Nous participons également en ce moment à l’un des plus beaux projets de l’humanité, le réacteur de fusion nucléaire Iter, un réacteur sans déchets, avec comme combustible de l’hydrogène (une source également répartie sur la planète), une énergie sûre, non polluante, qui à terme donnera accès à l’énergie à tous les continents.
Des projets environnementaux, nous en créons aussi à l’échelle locale, dans nos villes et nos campagnes, avec notre offre eQuo vivo qui vise à recréer la biodiversité simplement, à permettre aux espèces de franchir les routes et autoroutes en toute sécurité et surtout à transformer les friches industrielles anciennes en zones naturelles.
F. de M. — Quelles sont les grandes évolutions de la ville de demain ?
J. S. — La tendance principale qui se dégage est la reconstruction de la ville sur elle-même, que l’on peut structurer en trois grandes catégories.

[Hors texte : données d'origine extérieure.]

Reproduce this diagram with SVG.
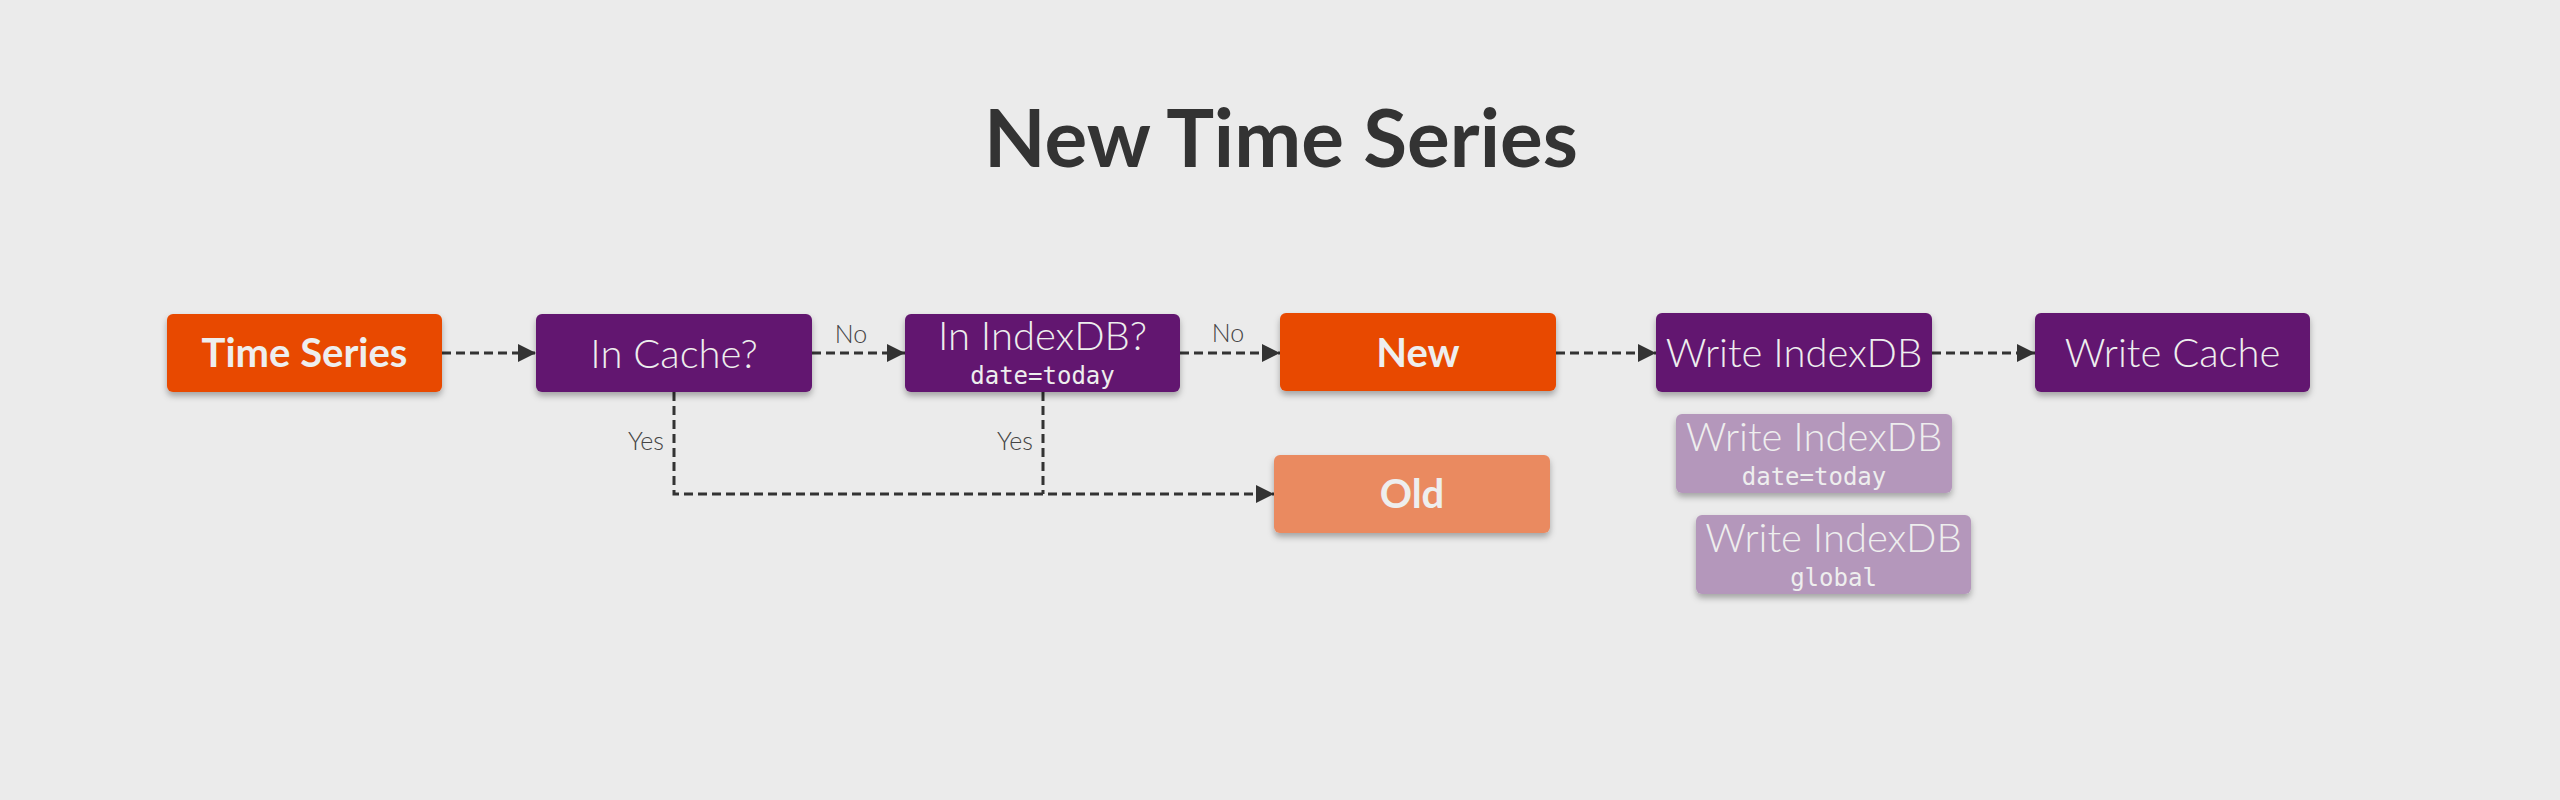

D’abord les infrastructures souterraines de transport, ensuite le réaménagement de la voirie pour réintroduire des zones vertes et de la biodiversité, et enfin la préservation du patrimoine par son adaptation aux nouveaux usages.
Vinci construction est un acteur important de cette reconstruction, par ses compétences en travaux souterrains, en géotechnique, en rénovation. nous avons également créé, avec Agro Paris Tech, une société de conseil en biodiversité urbaine, Urbalia.
F. de M. — C’est quoi, pour vous, être constructeur aujourd’hui ?
J. S. — Être constructeur aujourd’hui, c’est avant tout une chance formidable de minimiser l’empreinte de l’homme tout en améliorant la qualité de vie.
En 2050, la population mondiale aura augmenté de 30 % et nous voulons baisser de 20 à 30 % notre empreinte carbone. nous devons donc utiliser deux fois moins de matériaux, de ciment ou d’acier pour faire la même chose. de beaux défis en termes d’habitat, de moyens de transport ou de consommation d’énergie.